Typical surface roughness values that can be obtained for metals by polishing without resort to special equipment range from 25 to 500 nm. (N. J. Brown, Annual Review of Materials Science 16, 371-388 (1986), the disclosure of which is incorporated herein by reference.) A special combination of chemical and mechanical polishing (CMP) designed for single crystal semiconductors is usually not suitable for polycrystalline metals because metals are softer and the hard slurry particles damage the metal surface. (V. J. Logeeswaran, M. L. Chan, Y. Bayam et al., Applied Physics a—Materials Science & Processing 87 (2), 187-192 (2007), the disclosure of which is incorporated herein by reference.) Thin films are often smoother than bulk materials, but their residual roughness depends on the thickness of the film and the deposition temperature. (M. Higo, K. Fujita, Y. Tanaka et al., Applied Surface Science 252 (14), 5083-5099 (2006), the disclosure of which is incorporated herein by reference.) Even ultra thin films deposited at low temperatures exhibit non-negligible roughness values and have a limited physical stability.
Recently, a template-stripping technique has been shown to produce much smoother surfaces. (M. Hegner, P. Wagner, and G. Semenza, Surface Science 291 (1-2), 39-46 (1993), the disclosure of which is incorporated herein by reference.) Although this technique can significantly reduce the surface roughness, the intrinsic roughness due to the polycrystallinity of films imposes an ultimate limit. Moreover, the control of roughness and patterning on non-planar complex surfaces is difficult to achieve using these techniques. This is also true for single crystals, which can be atomically smooth but can only be grown from a limited range of materials under stringent conditions.
Bulk metallic glasses (BMGs) can be prepared from a wide range of chemical compositions and they display high strength and elasticity as a consequence of their amorphous structure. (A. L. Greer, Science 267 (5206), 1947-1953 (1995); A. Inoue, Acta Materialia 48 (1), 279-306 (2000); W. H. Wang, C. Dong, and C. H. Shek, Materials Science & Engineering R-Reports 44 (2-3), 45-89 (2004); and C. A. Schuh, T. C. Hufnagel, and U. Ramamurty, Acta Materialia 55 (12), 4067-4109 (2007), the disclosures of each of which are incorporated herein by reference.) These BMG materials have also gained significant scientific and technological interest due to their unique combination of mechanical properties and their amenability to novel processing techniques. A property unique among metals is that they exhibit a supercooled liquid region, a temperature region where the metallic glass first relaxes into a supercooled liquid before it eventually crystallizes. This unique softening behavior has been utilized for thermoplastic forming, (TPF) a processing method similar to the one used for plastic processing. (J. Schroers, Advanced Materials, 2010, 22: p. 1566-1597, the disclosure of which is incorporated herein by reference.) Various processing methods have been suggested based on TPF including extrusion, compression moulding, blow moulding, micro and nano-imprinting. As a method to fabricate solid complex 3D parts compression moulding has been explored. Typically in compression moulding the material is positioned in the mould cavity and the mould is closed to fill the entire cavity. This method has proven to be very efficient with plastics and was also explored for BMGs.

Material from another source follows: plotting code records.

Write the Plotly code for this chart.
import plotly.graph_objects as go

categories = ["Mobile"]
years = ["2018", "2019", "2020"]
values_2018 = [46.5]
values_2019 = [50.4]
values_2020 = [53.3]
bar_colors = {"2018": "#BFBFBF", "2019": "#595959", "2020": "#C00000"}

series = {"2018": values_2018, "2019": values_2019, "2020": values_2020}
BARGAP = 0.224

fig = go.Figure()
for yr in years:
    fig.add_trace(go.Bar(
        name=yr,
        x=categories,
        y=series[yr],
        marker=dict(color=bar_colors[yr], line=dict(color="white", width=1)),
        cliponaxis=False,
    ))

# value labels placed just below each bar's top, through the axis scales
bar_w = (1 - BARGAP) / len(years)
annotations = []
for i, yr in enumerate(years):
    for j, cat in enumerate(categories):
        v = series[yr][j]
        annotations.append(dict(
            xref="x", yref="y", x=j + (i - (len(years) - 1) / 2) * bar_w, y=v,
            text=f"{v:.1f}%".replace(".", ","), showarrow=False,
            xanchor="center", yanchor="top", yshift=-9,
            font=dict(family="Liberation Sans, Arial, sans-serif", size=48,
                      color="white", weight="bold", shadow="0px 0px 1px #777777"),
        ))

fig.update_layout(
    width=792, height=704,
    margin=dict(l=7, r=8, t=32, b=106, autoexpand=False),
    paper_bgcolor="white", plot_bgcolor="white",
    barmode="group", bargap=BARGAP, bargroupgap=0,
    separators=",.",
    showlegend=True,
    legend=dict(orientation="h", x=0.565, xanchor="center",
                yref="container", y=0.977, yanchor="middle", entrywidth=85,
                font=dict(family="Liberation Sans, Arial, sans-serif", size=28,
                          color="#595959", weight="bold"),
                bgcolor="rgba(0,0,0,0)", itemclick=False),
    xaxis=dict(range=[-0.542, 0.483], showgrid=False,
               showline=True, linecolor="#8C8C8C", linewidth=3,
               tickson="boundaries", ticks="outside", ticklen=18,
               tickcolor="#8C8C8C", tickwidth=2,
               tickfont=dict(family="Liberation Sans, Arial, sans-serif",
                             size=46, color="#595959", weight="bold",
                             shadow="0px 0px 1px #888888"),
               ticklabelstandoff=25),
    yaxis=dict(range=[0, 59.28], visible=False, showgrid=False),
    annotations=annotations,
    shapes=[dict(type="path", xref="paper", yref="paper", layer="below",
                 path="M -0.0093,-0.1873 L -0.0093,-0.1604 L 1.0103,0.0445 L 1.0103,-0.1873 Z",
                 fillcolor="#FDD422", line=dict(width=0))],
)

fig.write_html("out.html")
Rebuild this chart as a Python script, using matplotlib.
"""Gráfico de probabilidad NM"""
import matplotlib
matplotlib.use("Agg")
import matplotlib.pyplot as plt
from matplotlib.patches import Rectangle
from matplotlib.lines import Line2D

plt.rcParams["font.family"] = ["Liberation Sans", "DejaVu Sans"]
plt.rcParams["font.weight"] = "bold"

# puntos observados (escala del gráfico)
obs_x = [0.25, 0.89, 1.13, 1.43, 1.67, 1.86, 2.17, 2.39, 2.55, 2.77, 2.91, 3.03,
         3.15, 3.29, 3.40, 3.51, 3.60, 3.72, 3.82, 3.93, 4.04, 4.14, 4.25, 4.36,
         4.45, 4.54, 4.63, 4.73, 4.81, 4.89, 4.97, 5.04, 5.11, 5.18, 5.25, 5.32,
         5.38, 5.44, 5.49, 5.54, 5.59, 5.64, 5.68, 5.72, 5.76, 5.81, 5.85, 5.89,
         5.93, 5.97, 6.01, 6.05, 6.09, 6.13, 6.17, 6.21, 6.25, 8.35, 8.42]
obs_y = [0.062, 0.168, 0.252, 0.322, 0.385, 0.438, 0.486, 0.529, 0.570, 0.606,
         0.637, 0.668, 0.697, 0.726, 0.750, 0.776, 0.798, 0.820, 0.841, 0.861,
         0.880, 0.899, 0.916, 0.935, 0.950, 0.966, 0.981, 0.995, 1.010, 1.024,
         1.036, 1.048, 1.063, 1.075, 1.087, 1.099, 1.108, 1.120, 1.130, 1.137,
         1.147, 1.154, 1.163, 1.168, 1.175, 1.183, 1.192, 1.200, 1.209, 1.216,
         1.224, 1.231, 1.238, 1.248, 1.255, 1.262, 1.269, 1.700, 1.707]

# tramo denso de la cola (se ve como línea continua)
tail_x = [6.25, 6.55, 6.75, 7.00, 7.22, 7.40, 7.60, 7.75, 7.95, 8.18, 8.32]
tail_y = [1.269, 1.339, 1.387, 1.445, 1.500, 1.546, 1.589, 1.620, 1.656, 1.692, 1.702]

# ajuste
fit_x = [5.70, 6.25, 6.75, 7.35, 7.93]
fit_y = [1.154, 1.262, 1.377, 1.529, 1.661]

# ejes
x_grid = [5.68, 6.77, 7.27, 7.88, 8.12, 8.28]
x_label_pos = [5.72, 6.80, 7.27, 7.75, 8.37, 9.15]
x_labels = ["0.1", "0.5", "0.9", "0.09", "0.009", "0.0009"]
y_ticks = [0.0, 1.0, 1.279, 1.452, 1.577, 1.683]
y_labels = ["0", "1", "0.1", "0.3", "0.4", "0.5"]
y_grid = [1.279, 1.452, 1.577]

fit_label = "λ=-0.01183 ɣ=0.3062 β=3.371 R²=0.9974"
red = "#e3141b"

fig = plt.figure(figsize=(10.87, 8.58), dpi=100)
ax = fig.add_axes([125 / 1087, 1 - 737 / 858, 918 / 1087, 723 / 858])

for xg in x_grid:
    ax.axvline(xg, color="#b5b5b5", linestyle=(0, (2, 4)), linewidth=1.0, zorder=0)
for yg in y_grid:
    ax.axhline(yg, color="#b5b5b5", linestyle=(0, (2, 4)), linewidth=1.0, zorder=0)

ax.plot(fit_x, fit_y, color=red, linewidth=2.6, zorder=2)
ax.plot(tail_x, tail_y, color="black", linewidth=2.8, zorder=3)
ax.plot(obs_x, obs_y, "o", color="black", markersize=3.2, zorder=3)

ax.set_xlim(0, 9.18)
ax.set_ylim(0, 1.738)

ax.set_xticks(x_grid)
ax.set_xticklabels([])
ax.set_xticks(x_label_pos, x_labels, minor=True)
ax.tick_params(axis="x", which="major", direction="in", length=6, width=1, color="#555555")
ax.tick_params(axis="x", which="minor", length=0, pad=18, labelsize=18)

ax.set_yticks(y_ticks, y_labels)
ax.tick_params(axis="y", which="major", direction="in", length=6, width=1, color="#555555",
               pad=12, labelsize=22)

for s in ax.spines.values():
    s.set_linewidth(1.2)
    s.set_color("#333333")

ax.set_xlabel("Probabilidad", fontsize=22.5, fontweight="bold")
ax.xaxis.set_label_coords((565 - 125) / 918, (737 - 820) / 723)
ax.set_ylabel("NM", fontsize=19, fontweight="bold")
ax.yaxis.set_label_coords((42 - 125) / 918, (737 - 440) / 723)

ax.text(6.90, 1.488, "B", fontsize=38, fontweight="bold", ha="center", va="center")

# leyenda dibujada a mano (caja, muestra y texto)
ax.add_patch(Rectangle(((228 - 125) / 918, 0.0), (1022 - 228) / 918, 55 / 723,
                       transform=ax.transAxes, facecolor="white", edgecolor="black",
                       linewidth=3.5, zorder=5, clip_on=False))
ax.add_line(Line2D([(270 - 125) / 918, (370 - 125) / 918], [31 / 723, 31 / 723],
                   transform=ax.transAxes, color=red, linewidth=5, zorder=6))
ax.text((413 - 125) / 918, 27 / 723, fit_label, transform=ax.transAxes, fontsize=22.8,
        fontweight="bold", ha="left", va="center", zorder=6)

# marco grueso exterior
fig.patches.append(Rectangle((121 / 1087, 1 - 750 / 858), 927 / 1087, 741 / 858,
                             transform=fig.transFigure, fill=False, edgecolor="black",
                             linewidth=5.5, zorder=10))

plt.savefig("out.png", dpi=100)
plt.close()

Metals exhibit high-energy surfaces and thus act as favourable sites for oxides and other surface contaminants, particularly at elevated temperatures. As a consequence, even BMGs, with a liquid-like structure, are microscopically rough in the as-prepared state. Additional surface roughness may originate from processing techniques such as casting, cutting, machining, and grinding etc. This starting roughness remains a part of the final BMG structure when fabricated by typical TPF methods because of the initial contact-area between the mould and the BMG. Although BMGs have shown self smoothening behaviours in the SCLR, the time scale on which it occurs can be longer than the desired forming time. Typical TPF time of 1-3 min is insufficient to smoothen features larger than 5 μm by surface tension alone. Additionally, any oxides which exist prior to or appear during processing remain solid and inhibit this phenomenon. Accordingly, a need exists for improved methods of forming BMGs.